• Task statement:
Reproduce the listing word for word, leaving every picture behind.

• Information provided:
--------------------------------

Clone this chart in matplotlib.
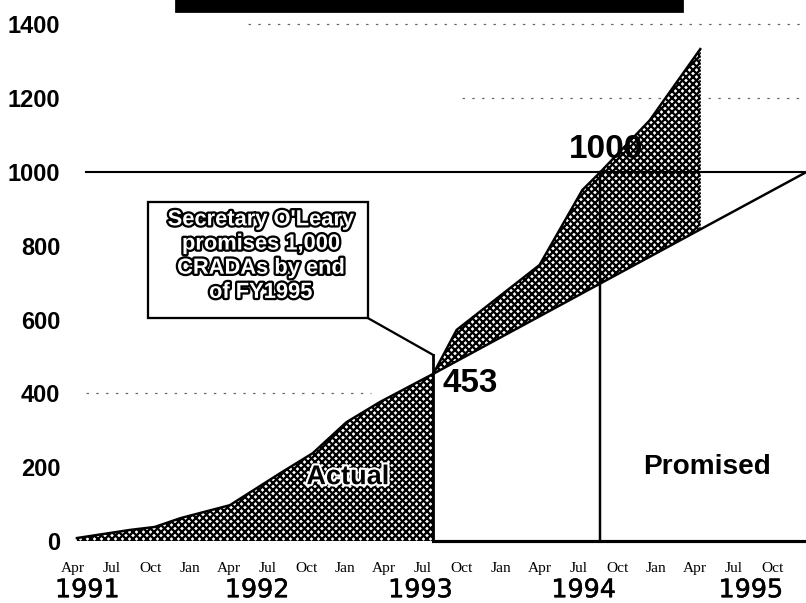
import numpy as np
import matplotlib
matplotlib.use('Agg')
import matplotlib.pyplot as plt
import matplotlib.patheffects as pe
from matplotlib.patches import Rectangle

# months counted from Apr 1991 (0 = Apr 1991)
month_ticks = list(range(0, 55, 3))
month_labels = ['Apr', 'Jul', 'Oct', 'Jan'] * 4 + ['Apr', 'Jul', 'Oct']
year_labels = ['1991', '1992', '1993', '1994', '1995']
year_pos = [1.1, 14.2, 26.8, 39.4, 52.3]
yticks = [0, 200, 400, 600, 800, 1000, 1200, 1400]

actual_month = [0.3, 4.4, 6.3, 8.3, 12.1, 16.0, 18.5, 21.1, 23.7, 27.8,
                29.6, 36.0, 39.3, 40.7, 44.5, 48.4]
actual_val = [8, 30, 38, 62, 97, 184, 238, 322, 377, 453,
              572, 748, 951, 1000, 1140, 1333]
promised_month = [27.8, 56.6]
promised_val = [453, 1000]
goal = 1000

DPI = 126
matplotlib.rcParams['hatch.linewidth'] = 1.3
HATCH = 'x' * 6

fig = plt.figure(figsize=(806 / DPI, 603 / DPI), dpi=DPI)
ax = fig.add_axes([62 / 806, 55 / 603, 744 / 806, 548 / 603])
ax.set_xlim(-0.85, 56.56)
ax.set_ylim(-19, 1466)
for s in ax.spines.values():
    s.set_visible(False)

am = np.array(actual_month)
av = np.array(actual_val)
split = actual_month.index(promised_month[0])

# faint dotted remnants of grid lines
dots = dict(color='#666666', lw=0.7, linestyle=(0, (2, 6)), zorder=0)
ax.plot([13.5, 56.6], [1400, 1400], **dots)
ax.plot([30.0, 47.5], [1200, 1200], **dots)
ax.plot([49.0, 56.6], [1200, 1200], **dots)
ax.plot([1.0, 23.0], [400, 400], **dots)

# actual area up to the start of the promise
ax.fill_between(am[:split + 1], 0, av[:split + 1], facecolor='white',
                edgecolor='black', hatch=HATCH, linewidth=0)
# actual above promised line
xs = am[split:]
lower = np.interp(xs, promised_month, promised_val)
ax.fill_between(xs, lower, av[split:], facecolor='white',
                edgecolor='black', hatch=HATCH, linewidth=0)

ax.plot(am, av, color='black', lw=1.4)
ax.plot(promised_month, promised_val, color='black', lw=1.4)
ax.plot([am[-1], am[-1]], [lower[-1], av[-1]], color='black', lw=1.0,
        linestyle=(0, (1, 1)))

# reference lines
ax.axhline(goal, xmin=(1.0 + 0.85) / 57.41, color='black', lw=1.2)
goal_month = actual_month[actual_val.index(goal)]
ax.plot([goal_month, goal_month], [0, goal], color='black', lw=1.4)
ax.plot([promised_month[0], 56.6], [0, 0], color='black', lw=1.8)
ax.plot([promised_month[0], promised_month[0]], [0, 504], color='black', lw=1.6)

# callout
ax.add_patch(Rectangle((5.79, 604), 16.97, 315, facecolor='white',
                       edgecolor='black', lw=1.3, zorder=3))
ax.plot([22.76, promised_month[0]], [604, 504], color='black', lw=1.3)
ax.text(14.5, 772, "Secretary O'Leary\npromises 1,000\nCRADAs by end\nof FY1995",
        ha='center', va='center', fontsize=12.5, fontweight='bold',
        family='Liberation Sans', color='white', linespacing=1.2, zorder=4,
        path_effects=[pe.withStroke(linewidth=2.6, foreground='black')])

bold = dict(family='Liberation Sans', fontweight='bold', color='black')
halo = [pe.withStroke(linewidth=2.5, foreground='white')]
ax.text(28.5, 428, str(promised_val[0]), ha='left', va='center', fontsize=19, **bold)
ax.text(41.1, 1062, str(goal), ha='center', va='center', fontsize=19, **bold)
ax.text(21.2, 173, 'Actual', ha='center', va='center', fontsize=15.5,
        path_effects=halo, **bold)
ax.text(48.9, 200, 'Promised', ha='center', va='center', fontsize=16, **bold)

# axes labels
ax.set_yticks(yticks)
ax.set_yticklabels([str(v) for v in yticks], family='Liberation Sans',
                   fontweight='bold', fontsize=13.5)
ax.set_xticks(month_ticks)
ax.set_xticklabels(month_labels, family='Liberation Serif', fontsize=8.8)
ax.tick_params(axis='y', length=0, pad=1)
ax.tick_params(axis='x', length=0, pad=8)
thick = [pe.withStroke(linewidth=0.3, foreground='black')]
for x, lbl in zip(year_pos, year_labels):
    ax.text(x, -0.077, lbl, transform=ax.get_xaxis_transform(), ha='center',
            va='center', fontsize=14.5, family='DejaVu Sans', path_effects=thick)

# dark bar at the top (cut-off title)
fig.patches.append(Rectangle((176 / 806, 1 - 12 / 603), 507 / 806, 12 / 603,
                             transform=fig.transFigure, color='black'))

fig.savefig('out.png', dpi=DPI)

--------------------------------

• Finished answer:
Clone this chart in matplotlib.
import numpy as np
import matplotlib
matplotlib.use('Agg')
import matplotlib.pyplot as plt
import matplotlib.patheffects as pe
from matplotlib.patches import Rectangle

# months counted from Apr 1991 (0 = Apr 1991)
month_ticks = list(range(0, 55, 3))
month_labels = ['Apr', 'Jul', 'Oct', 'Jan'] * 4 + ['Apr', 'Jul', 'Oct']
year_labels = ['1991', '1992', '1993', '1994', '1995']
year_pos = [1.1, 14.2, 26.8, 39.4, 52.3]
yticks = [0, 200, 400, 600, 800, 1000, 1200, 1400]

actual_month = [0.3, 4.4, 6.3, 8.3, 12.1, 16.0, 18.5, 21.1, 23.7, 27.8,
                29.6, 36.0, 39.3, 40.7, 44.5, 48.4]
actual_val = [8, 30, 38, 62, 97, 184, 238, 322, 377, 453,
              572, 748, 951, 1000, 1140, 1333]
promised_month = [27.8, 56.6]
promised_val = [453, 1000]
goal = 1000

DPI = 126
matplotlib.rcParams['hatch.linewidth'] = 1.3
HATCH = 'x' * 6

fig = plt.figure(figsize=(806 / DPI, 603 / DPI), dpi=DPI)
ax = fig.add_axes([62 / 806, 55 / 603, 744 / 806, 548 / 603])
ax.set_xlim(-0.85, 56.56)
ax.set_ylim(-19, 1466)
for s in ax.spines.values():
    s.set_visible(False)

am = np.array(actual_month)
av = np.array(actual_val)
split = actual_month.index(promised_month[0])

# faint dotted remnants of grid lines
dots = dict(color='#666666', lw=0.7, linestyle=(0, (2, 6)), zorder=0)
ax.plot([13.5, 56.6], [1400, 1400], **dots)
ax.plot([30.0, 47.5], [1200, 1200], **dots)
ax.plot([49.0, 56.6], [1200, 1200], **dots)
ax.plot([1.0, 23.0], [400, 400], **dots)

# actual area up to the start of the promise
ax.fill_between(am[:split + 1], 0, av[:split + 1], facecolor='white',
                edgecolor='black', hatch=HATCH, linewidth=0)
# actual above promised line
xs = am[split:]
lower = np.interp(xs, promised_month, promised_val)
ax.fill_between(xs, lower, av[split:], facecolor='white',
                edgecolor='black', hatch=HATCH, linewidth=0)

ax.plot(am, av, color='black', lw=1.4)
ax.plot(promised_month, promised_val, color='black', lw=1.4)
ax.plot([am[-1], am[-1]], [lower[-1], av[-1]], color='black', lw=1.0,
        linestyle=(0, (1, 1)))

# reference lines
ax.axhline(goal, xmin=(1.0 + 0.85) / 57.41, color='black', lw=1.2)
goal_month = actual_month[actual_val.index(goal)]
ax.plot([goal_month, goal_month], [0, goal], color='black', lw=1.4)
ax.plot([promised_month[0], 56.6], [0, 0], color='black', lw=1.8)
ax.plot([promised_month[0], promised_month[0]], [0, 504], color='black', lw=1.6)

# callout
ax.add_patch(Rectangle((5.79, 604), 16.97, 315, facecolor='white',
                       edgecolor='black', lw=1.3, zorder=3))
ax.plot([22.76, promised_month[0]], [604, 504], color='black', lw=1.3)
ax.text(14.5, 772, "Secretary O'Leary\npromises 1,000\nCRADAs by end\nof FY1995",
        ha='center', va='center', fontsize=12.5, fontweight='bold',
        family='Liberation Sans', color='white', linespacing=1.2, zorder=4,
        path_effects=[pe.withStroke(linewidth=2.6, foreground='black')])

bold = dict(family='Liberation Sans', fontweight='bold', color='black')
halo = [pe.withStroke(linewidth=2.5, foreground='white')]
ax.text(28.5, 428, str(promised_val[0]), ha='left', va='center', fontsize=19, **bold)
ax.text(41.1, 1062, str(goal), ha='center', va='center', fontsize=19, **bold)
ax.text(21.2, 173, 'Actual', ha='center', va='center', fontsize=15.5,
        path_effects=halo, **bold)
ax.text(48.9, 200, 'Promised', ha='center', va='center', fontsize=16, **bold)

# axes labels
ax.set_yticks(yticks)
ax.set_yticklabels([str(v) for v in yticks], family='Liberation Sans',
                   fontweight='bold', fontsize=13.5)
ax.set_xticks(month_ticks)
ax.set_xticklabels(month_labels, family='Liberation Serif', fontsize=8.8)
ax.tick_params(axis='y', length=0, pad=1)
ax.tick_params(axis='x', length=0, pad=8)
thick = [pe.withStroke(linewidth=0.3, foreground='black')]
for x, lbl in zip(year_pos, year_labels):
    ax.text(x, -0.077, lbl, transform=ax.get_xaxis_transform(), ha='center',
            va='center', fontsize=14.5, family='DejaVu Sans', path_effects=thick)

# dark bar at the top (cut-off title)
fig.patches.append(Rectangle((176 / 806, 1 - 12 / 603), 507 / 806, 12 / 603,
                             transform=fig.transFigure, color='black'))

fig.savefig('out.png', dpi=DPI)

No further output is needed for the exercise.